• _Task objective_: Can you print the data exactly and leave out each image?

• _Supplied data_:

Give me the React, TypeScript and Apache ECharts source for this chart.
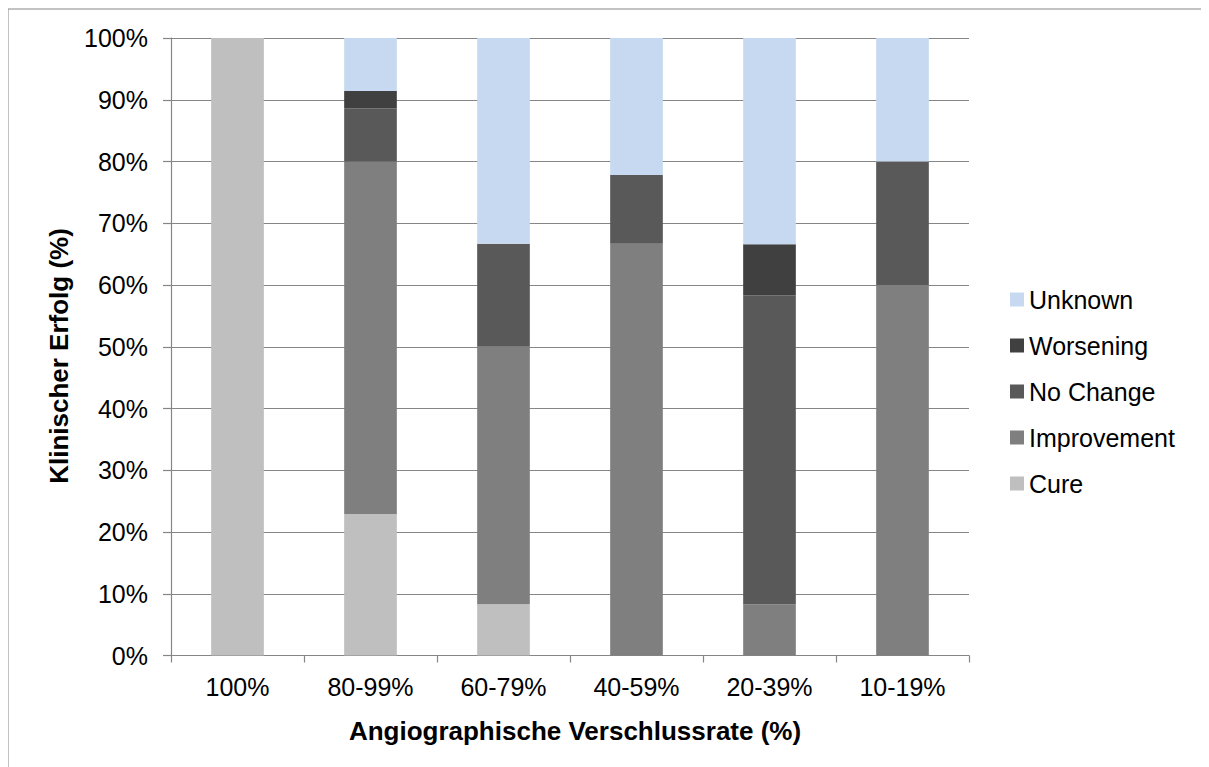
import React, { useEffect, useRef } from "react";
import * as echarts from "echarts";

// Occlusion-rate groups on the x axis
const categories = ["100%", "80-99%", "60-79%", "40-59%", "20-39%", "10-19%"];

// Clinical outcome shares (%) per group, stacked bottom to top
const cure = [100, 22.9, 8.3, 0, 0, 0];
const improvement = [0, 57.1, 41.7, 66.7, 8.3, 60];
const noChange = [0, 8.6, 16.7, 11.1, 50, 20];
const worsening = [0, 2.8, 0, 0, 8.3, 0];
const unknown = [0, 8.6, 33.3, 22.2, 33.4, 20];

const legendOrder = ["Unknown", "Worsening", "No Change", "Improvement", "Cure"];

const FONT = '"Liberation Sans", Arial, sans-serif';
const AXIS_GRAY = "#868686";

export default function App() {
  const ref = useRef<HTMLDivElement>(null);

  useEffect(() => {
    if (!ref.current) return;
    const chart = echarts.init(ref.current, null, { renderer: "svg" });

    const bar = (name: string, data: number[], color: string) => ({
      name,
      type: "bar",
      stack: "total",
      data,
      barWidth: "39.6%",
      itemStyle: { color },
      emphasis: { disabled: true },
    });

    chart.setOption({
      animation: false,
      backgroundColor: "#ffffff",
      textStyle: { fontFamily: FONT },
      grid: { left: 163, top: 30, width: 798, height: 617.5, containLabel: false },
      legend: {
        orient: "vertical",
        left: 997,
        top: 274,
        itemWidth: 14,
        itemHeight: 14,
        itemGap: 21,
        icon: "rect",
        data: legendOrder,
        textStyle: { fontFamily: FONT, fontSize: 25, color: "#000" },
        selectedMode: false,
      },
      xAxis: {
        type: "category",
        data: categories,
        axisLine: { lineStyle: { color: AXIS_GRAY, width: 1.2 } },
        axisTick: { show: true, length: 7, lineStyle: { color: AXIS_GRAY, width: 1.2 } },
        axisLabel: { fontFamily: FONT, fontSize: 25, color: "#000", margin: 19 },
      },
      yAxis: {
        type: "value",
        min: 0,
        max: 100,
        interval: 10,
        axisLine: { show: true, lineStyle: { color: AXIS_GRAY, width: 1.2 } },
        axisTick: { show: true, length: 8, lineStyle: { color: AXIS_GRAY, width: 1.2 } },
        axisLabel: {
          fontFamily: FONT,
          fontSize: 25,
          color: "#000",
          margin: 23,
          formatter: "{value}%",
        },
        splitLine: { lineStyle: { color: AXIS_GRAY, width: 1.2 } },
      },
      graphic: [
        {
          type: "rect",
          silent: true,
          shape: { x: 0, y: 1, width: 1400, height: 1000 },
          style: { fill: "none", stroke: AXIS_GRAY, lineWidth: 1 },
          z: -1,
        },
        {
          type: "text",
          silent: true,
          x: 51,
          y: 348,
          rotation: Math.PI / 2,
          style: {
            text: "Klinischer Erfolg (%)",
            fontFamily: FONT,
            fontSize: 26,
            fontWeight: "bold",
            fill: "#000",
            align: "center",
            verticalAlign: "middle",
          },
        },
        {
          type: "text",
          silent: true,
          x: 567,
          y: 723,
          style: {
            text: "Angiographische Verschlussrate (%)",
            fontFamily: FONT,
            fontSize: 26,
            fontWeight: "bold",
            fill: "#000",
            align: "center",
            verticalAlign: "middle",
          },
        },
      ],
      series: [
        bar("Cure", cure, "#BFBFBF"),
        bar("Improvement", improvement, "#7F7F7F"),
        bar("No Change", noChange, "#595959"),
        bar("Worsening", worsening, "#404040"),
        bar("Unknown", unknown, "#C6D9F0"),
      ],
    });

    return () => chart.dispose();
  }, []);

  return <div ref={ref} style={{ width: 1201, height: 759 }} />;
}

• _Written solution_:
Give me the React, TypeScript and Apache ECharts source for this chart.
import React, { useEffect, useRef } from "react";
import * as echarts from "echarts";

// Occlusion-rate groups on the x axis
const categories = ["100%", "80-99%", "60-79%", "40-59%", "20-39%", "10-19%"];

// Clinical outcome shares (%) per group, stacked bottom to top
const cure = [100, 22.9, 8.3, 0, 0, 0];
const improvement = [0, 57.1, 41.7, 66.7, 8.3, 60];
const noChange = [0, 8.6, 16.7, 11.1, 50, 20];
const worsening = [0, 2.8, 0, 0, 8.3, 0];
const unknown = [0, 8.6, 33.3, 22.2, 33.4, 20];

const legendOrder = ["Unknown", "Worsening", "No Change", "Improvement", "Cure"];

const FONT = '"Liberation Sans", Arial, sans-serif';
const AXIS_GRAY = "#868686";

export default function App() {
  const ref = useRef<HTMLDivElement>(null);

  useEffect(() => {
    if (!ref.current) return;
    const chart = echarts.init(ref.current, null, { renderer: "svg" });

    const bar = (name: string, data: number[], color: string) => ({
      name,
      type: "bar",
      stack: "total",
      data,
      barWidth: "39.6%",
      itemStyle: { color },
      emphasis: { disabled: true },
    });

    chart.setOption({
      animation: false,
      backgroundColor: "#ffffff",
      textStyle: { fontFamily: FONT },
      grid: { left: 163, top: 30, width: 798, height: 617.5, containLabel: false },
      legend: {
        orient: "vertical",
        left: 997,
        top: 274,
        itemWidth: 14,
        itemHeight: 14,
        itemGap: 21,
        icon: "rect",
        data: legendOrder,
        textStyle: { fontFamily: FONT, fontSize: 25, color: "#000" },
        selectedMode: false,
      },
      xAxis: {
        type: "category",
        data: categories,
        axisLine: { lineStyle: { color: AXIS_GRAY, width: 1.2 } },
        axisTick: { show: true, length: 7, lineStyle: { color: AXIS_GRAY, width: 1.2 } },
        axisLabel: { fontFamily: FONT, fontSize: 25, color: "#000", margin: 19 },
      },
      yAxis: {
        type: "value",
        min: 0,
        max: 100,
        interval: 10,
        axisLine: { show: true, lineStyle: { color: AXIS_GRAY, width: 1.2 } },
        axisTick: { show: true, length: 8, lineStyle: { color: AXIS_GRAY, width: 1.2 } },
        axisLabel: {
          fontFamily: FONT,
          fontSize: 25,
          color: "#000",
          margin: 23,
          formatter: "{value}%",
        },
        splitLine: { lineStyle: { color: AXIS_GRAY, width: 1.2 } },
      },
      graphic: [
        {
          type: "rect",
          silent: true,
          shape: { x: 0, y: 1, width: 1400, height: 1000 },
          style: { fill: "none", stroke: AXIS_GRAY, lineWidth: 1 },
          z: -1,
        },
        {
          type: "text",
          silent: true,
          x: 51,
          y: 348,
          rotation: Math.PI / 2,
          style: {
            text: "Klinischer Erfolg (%)",
            fontFamily: FONT,
            fontSize: 26,
            fontWeight: "bold",
            fill: "#000",
            align: "center",
            verticalAlign: "middle",
          },
        },
        {
          type: "text",
          silent: true,
          x: 567,
          y: 723,
          style: {
            text: "Angiographische Verschlussrate (%)",
            fontFamily: FONT,
            fontSize: 26,
            fontWeight: "bold",
            fill: "#000",
            align: "center",
            verticalAlign: "middle",
          },
        },
      ],
      series: [
        bar("Cure", cure, "#BFBFBF"),
        bar("Improvement", improvement, "#7F7F7F"),
        bar("No Change", noChange, "#595959"),
        bar("Worsening", worsening, "#404040"),
        bar("Unknown", unknown, "#C6D9F0"),
      ],
    });

    return () => chart.dispose();
  }, []);

  return <div ref={ref} style={{ width: 1201, height: 759 }} />;
}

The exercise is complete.